■ What you should do ■
Say how many lines contain the word "standalone" and give no other text.

■ Exercise inputs ■
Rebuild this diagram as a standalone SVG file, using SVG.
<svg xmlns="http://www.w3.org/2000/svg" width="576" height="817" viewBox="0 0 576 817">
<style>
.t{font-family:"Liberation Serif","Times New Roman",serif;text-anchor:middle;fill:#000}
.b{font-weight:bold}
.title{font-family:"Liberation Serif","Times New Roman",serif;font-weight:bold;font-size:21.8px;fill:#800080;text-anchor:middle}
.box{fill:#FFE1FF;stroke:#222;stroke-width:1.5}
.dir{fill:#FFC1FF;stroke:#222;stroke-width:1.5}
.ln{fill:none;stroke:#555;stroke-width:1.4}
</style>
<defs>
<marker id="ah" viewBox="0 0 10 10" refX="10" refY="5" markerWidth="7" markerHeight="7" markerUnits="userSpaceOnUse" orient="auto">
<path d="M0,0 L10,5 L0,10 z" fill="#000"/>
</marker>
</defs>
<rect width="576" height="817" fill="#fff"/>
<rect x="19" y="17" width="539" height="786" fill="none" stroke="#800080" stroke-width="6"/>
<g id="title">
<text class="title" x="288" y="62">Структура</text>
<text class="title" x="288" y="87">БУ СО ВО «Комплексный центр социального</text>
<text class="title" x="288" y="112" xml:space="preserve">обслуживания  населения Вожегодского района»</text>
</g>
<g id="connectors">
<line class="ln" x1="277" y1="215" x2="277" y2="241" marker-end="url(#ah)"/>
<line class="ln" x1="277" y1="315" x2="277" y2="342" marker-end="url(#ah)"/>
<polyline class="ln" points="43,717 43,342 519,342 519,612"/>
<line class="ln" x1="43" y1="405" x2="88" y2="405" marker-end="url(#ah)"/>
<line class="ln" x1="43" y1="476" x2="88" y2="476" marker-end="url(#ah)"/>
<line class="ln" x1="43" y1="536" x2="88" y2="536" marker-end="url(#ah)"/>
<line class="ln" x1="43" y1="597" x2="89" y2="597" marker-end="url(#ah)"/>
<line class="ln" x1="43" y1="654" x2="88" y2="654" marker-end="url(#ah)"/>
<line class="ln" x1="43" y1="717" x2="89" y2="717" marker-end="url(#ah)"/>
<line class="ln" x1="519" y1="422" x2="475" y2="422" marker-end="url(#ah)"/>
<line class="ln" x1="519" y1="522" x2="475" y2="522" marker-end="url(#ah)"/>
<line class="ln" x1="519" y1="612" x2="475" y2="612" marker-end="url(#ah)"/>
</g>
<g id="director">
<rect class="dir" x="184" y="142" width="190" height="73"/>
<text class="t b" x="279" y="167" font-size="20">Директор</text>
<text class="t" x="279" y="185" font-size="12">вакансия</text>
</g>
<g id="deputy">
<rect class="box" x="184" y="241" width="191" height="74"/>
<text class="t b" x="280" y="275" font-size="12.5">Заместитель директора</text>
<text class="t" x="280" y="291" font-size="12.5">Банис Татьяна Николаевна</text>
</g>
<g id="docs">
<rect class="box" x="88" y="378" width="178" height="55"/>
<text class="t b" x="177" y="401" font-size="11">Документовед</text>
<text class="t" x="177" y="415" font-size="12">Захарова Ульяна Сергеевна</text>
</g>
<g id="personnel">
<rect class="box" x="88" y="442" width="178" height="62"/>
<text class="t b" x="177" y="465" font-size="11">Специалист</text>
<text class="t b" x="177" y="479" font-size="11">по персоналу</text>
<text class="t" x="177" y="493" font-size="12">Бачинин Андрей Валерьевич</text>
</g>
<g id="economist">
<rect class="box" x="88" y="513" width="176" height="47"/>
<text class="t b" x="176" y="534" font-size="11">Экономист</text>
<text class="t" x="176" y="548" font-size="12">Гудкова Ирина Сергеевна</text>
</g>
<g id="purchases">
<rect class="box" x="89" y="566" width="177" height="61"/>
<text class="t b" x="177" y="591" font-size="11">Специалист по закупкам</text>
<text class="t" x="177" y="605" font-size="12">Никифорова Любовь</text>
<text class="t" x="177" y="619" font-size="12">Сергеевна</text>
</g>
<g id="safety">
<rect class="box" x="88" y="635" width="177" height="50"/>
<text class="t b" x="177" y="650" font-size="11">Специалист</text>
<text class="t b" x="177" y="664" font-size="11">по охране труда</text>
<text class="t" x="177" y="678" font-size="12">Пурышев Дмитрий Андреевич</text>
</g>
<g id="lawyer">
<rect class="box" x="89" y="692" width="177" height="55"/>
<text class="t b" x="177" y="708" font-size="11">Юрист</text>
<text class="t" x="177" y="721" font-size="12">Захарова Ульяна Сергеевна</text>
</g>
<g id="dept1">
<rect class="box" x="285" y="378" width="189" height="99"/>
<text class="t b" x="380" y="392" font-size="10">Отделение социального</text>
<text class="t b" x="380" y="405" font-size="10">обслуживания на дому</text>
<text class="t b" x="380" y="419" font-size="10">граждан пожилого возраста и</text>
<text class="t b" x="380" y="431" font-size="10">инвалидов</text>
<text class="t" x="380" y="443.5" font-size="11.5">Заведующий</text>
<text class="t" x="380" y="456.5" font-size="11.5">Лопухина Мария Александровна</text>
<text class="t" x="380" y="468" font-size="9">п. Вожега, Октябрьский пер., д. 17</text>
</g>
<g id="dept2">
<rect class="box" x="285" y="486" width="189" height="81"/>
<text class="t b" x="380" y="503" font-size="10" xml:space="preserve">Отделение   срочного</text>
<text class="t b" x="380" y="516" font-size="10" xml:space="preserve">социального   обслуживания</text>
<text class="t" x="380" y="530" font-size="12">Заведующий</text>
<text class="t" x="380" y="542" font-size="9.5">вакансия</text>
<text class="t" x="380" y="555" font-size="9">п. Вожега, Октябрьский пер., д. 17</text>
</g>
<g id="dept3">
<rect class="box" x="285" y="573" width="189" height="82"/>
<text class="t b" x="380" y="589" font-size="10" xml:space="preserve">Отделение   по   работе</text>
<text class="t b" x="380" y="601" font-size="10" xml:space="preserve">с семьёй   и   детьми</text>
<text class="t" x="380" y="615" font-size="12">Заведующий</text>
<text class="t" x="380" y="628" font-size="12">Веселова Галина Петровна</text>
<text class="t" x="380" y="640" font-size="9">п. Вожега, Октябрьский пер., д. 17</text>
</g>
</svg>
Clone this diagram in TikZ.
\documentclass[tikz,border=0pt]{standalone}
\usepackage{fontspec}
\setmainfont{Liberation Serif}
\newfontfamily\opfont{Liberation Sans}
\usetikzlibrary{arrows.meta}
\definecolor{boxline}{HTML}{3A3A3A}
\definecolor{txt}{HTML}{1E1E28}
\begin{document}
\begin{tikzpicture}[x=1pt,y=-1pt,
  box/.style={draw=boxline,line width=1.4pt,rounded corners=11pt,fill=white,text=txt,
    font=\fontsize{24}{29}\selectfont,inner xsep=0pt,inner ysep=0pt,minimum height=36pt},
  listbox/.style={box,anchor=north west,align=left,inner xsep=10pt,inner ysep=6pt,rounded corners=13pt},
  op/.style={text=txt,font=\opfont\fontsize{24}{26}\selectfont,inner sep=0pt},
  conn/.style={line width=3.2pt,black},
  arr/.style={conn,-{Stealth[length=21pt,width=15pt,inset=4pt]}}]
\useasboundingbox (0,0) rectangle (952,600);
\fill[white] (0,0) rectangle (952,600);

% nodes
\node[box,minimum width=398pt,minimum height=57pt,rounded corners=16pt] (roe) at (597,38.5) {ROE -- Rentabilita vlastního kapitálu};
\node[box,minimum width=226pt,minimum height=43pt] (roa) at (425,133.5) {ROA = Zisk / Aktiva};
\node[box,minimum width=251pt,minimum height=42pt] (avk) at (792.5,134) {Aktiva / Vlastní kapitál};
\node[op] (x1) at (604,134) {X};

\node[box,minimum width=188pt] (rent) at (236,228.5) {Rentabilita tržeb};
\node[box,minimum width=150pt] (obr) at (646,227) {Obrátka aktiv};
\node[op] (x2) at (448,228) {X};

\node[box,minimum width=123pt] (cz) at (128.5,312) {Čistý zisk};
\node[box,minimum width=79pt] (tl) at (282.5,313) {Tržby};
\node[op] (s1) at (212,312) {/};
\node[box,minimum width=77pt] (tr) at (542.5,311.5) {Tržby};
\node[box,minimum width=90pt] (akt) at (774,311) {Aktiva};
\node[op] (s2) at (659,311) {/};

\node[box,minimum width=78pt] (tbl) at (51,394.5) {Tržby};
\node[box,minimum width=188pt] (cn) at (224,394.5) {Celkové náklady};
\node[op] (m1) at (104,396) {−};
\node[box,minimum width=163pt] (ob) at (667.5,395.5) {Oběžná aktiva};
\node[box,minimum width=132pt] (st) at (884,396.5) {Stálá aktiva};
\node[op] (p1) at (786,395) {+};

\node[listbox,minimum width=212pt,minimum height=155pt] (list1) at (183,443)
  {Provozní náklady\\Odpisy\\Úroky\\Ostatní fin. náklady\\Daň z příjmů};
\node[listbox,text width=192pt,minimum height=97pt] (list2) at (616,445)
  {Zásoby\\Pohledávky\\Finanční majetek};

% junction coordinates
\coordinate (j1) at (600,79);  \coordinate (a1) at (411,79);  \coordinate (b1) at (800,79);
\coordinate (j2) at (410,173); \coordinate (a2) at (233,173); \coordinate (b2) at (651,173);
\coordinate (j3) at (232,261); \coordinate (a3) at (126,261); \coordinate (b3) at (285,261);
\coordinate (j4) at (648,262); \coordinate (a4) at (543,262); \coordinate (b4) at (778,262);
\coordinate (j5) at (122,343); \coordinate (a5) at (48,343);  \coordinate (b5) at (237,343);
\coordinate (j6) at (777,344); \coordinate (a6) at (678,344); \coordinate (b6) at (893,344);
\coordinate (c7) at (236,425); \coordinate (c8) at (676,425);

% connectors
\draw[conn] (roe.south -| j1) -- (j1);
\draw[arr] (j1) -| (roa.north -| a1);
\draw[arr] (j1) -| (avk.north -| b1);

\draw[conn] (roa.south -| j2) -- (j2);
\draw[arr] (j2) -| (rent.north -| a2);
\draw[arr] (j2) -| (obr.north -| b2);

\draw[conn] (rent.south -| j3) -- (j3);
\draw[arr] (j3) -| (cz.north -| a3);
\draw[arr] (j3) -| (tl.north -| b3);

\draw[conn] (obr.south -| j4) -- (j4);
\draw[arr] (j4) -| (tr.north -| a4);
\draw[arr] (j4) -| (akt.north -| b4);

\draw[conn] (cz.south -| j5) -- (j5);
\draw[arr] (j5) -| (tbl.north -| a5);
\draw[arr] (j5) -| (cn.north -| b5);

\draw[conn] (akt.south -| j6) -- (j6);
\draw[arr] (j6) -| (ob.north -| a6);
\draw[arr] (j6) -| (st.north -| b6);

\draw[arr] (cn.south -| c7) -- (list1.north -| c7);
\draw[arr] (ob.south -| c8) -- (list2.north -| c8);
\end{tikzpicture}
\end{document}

■ Solution to this problem ■
2